This year, like every recent year a lot of bills are in limbo, some passed by committee and others “half-passed” by only the House or the Senate. The session ends on May 5th. There are several alternative scenarios: Few, if any, bills will be debated and passed; a moderate number will pass; many will pass on a consent calendar with no debate. As we said last year:
Naturally, we are relieved when bills with concepts we generally oppose or bills that have unintended consequences are not enacted one way or another. But we are equally disappointed when important issues and bills do not receive the attention we believe is appropriate.
Currently there are two election bills we are aware of waiting for passage in one house, both of which deserve passage, in our opinion:
H.B. 5441: AN ACT CONCERNING CERTAIN REVISIONS TO ELECTIONS RELATED STATUTES AND CONCERNING PARTICIPATION BY THE STAFF AND MEMBERS OF THE CITIZEN’S ETHICS ADVISORY BOARD IN POLITICAL CAMPAIGNS. A bill with many technical changes to the law to account for the change from lever to optical scan voting machines. There are more changes in the law needed, but it is about time this bill passed. Similar bills were proposed by the Secretary of the State for the last two years and like many bills were never passed. The Secretary recently issued a press release urging passage.
H.B. 5442: AN ACT CONCERNING ABSENTEE VOTING BY MEMBERS OF THE MILITARY AND BY CITIZENS LIVING ABROAD. This bill also has the support of Secretary Bysiewicz in a press release. We wish it had a few more details spelled out, yet support its passage, especially since it requires all votes be by paper ballot, covered by absentee ballot applications.
Here is an additional bill awaiting passage by both houses. We support the concept, but the bill needs more work, in our opinion:
S.B. 363: AN ACT CONCERNING POLLING PLACES FOR PRIMARIES. This bill would allow registrars to use less polling places for primary elections. A real cost saver when few voters are expected.
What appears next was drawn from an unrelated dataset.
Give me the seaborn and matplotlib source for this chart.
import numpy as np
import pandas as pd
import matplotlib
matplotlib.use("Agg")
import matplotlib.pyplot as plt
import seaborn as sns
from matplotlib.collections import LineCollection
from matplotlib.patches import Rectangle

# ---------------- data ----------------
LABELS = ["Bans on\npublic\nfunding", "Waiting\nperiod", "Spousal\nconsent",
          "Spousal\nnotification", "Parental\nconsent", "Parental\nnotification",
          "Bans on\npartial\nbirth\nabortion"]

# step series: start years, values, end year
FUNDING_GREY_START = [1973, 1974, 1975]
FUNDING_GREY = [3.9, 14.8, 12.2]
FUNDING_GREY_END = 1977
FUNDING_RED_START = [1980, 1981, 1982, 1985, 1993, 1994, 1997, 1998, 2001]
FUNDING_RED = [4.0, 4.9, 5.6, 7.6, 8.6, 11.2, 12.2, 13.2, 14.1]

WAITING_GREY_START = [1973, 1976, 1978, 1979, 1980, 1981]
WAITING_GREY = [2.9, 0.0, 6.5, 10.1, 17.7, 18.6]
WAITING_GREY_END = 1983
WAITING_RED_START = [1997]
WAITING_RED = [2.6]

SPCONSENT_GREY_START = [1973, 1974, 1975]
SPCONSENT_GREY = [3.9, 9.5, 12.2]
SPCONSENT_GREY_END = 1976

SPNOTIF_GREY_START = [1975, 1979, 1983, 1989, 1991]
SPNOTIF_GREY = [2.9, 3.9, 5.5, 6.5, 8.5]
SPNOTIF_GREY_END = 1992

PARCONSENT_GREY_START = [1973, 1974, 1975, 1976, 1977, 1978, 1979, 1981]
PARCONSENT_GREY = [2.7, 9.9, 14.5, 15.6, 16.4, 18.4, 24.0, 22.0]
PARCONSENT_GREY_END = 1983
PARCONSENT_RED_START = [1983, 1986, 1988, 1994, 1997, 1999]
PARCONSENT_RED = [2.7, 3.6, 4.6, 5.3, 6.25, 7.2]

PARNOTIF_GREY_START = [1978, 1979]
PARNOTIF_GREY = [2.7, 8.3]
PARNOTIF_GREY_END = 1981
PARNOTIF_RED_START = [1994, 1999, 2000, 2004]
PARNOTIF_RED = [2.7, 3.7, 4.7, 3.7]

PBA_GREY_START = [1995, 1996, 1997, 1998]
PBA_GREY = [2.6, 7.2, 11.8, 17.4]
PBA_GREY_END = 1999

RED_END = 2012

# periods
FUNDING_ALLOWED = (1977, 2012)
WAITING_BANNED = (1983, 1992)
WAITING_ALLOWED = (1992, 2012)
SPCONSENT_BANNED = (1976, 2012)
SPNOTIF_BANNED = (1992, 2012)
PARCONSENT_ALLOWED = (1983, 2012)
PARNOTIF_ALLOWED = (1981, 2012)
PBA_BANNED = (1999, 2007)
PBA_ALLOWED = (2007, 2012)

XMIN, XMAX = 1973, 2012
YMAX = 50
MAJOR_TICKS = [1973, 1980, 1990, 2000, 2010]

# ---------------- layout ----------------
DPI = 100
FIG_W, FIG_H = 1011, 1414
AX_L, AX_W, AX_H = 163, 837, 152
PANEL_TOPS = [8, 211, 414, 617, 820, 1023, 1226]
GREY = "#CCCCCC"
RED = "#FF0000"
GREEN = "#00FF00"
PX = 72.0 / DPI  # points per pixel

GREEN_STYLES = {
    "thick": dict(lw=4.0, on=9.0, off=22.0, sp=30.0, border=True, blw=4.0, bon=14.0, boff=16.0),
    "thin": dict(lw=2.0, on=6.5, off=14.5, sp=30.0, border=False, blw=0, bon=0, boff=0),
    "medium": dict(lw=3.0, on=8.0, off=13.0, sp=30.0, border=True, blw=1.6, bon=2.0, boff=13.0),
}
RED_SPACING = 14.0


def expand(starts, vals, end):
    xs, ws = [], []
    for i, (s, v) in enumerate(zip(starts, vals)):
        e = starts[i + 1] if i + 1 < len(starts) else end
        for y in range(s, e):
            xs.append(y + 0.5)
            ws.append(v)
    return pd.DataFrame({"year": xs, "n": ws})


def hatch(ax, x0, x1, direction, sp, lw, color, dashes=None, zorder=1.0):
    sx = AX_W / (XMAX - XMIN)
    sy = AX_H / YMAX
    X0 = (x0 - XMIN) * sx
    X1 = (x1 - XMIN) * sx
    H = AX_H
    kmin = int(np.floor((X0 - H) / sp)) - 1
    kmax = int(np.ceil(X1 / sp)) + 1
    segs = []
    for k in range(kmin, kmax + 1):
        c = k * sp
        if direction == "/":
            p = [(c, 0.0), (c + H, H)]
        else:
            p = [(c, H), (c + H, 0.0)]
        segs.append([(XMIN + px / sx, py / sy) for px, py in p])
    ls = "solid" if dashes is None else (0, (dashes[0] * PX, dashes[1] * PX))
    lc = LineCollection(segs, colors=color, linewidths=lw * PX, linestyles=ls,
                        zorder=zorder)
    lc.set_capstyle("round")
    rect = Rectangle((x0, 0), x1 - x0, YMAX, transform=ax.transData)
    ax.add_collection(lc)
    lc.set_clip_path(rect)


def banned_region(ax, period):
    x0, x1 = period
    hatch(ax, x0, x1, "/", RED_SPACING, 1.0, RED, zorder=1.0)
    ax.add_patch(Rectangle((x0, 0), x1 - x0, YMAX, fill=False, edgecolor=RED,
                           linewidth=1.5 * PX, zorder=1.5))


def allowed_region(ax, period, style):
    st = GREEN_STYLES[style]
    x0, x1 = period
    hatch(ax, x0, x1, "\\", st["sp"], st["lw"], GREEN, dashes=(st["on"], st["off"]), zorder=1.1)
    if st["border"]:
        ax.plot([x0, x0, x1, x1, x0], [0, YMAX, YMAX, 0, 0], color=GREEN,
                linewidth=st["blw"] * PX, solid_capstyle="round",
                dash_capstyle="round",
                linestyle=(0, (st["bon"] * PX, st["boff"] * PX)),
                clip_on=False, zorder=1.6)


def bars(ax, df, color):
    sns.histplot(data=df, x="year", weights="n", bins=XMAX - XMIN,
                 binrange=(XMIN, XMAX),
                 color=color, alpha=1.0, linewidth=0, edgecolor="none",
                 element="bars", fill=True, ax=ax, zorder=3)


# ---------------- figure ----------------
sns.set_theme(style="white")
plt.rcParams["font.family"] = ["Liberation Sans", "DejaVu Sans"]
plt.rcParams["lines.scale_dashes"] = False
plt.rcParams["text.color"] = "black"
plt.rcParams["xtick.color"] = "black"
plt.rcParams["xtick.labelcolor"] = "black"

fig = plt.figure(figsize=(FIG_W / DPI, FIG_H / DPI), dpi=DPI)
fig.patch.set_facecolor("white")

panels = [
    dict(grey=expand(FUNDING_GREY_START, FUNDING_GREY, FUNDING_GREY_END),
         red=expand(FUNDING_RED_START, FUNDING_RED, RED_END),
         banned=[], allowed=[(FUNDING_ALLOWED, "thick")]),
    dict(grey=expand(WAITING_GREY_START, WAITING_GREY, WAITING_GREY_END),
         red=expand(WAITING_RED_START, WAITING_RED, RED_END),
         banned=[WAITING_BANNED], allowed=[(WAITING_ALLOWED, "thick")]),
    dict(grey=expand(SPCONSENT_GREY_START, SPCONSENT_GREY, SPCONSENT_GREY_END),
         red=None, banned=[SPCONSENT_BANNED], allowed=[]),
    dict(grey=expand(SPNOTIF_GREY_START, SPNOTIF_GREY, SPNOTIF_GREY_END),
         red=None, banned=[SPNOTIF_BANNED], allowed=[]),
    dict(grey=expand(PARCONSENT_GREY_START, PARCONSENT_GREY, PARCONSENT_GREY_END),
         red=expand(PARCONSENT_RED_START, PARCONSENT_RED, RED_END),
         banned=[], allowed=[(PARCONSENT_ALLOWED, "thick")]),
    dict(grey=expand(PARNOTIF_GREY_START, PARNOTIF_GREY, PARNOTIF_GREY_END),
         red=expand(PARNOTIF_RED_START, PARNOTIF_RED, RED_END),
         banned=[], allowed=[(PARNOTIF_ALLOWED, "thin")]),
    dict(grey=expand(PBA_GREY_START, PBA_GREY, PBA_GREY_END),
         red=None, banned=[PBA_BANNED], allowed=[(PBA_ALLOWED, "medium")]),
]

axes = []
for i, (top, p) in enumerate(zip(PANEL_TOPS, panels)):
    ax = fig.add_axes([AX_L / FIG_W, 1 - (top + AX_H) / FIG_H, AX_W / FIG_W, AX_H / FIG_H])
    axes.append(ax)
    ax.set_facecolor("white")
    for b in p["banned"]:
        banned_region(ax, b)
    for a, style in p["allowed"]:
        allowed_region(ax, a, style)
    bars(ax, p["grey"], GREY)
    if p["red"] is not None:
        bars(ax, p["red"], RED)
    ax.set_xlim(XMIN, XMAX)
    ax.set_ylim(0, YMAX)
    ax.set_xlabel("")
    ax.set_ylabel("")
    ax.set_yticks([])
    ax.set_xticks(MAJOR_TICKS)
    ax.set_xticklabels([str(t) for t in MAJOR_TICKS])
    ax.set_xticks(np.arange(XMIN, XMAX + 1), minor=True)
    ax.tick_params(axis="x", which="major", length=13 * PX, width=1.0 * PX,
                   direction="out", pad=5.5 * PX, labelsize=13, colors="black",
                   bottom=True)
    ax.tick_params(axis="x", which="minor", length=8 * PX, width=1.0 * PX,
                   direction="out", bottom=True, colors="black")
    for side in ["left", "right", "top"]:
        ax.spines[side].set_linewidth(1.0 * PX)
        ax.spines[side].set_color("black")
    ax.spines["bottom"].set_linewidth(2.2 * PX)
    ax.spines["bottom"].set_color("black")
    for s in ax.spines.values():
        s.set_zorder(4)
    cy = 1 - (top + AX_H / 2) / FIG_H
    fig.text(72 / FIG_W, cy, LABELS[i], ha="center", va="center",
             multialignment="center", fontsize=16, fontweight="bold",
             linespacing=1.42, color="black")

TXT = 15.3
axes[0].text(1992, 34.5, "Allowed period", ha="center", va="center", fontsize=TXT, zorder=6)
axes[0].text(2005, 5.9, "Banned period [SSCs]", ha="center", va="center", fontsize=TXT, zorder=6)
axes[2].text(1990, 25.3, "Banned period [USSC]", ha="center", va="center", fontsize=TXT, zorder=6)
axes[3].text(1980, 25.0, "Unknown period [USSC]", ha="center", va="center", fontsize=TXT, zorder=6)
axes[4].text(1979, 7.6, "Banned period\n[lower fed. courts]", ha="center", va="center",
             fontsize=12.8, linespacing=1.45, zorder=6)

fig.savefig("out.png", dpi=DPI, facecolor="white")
A laudable goal: Reduce the number of polling places when few voters are expected in a primary election, if agreed to by all registrars. This would work well in a town like mine, Glastonbury, where practically everyone drives to the polls anyway.
But what about Bridgeport, Hartford, New Haven, and other big cities? In those cities we have between 22 and 32 polling places in elections- all with very low turn-out anyway, because people don’t have transportation. A registrar could easily justify a single polling place, but that might gerrymander the election, and why might the other party registrar object or concur?: Because it is appropriate?; to aid the gerrymandering?; for political gain?; or to just go along?
We expect a lot of our legislators. Lots of bills; too many details receiving too little debate, deliberation, and discussion; too little time in short sessions (and “”long” sessions); with a “part-time” legislature. Typically election laws, critical to democracy, are not the squeaky wheels.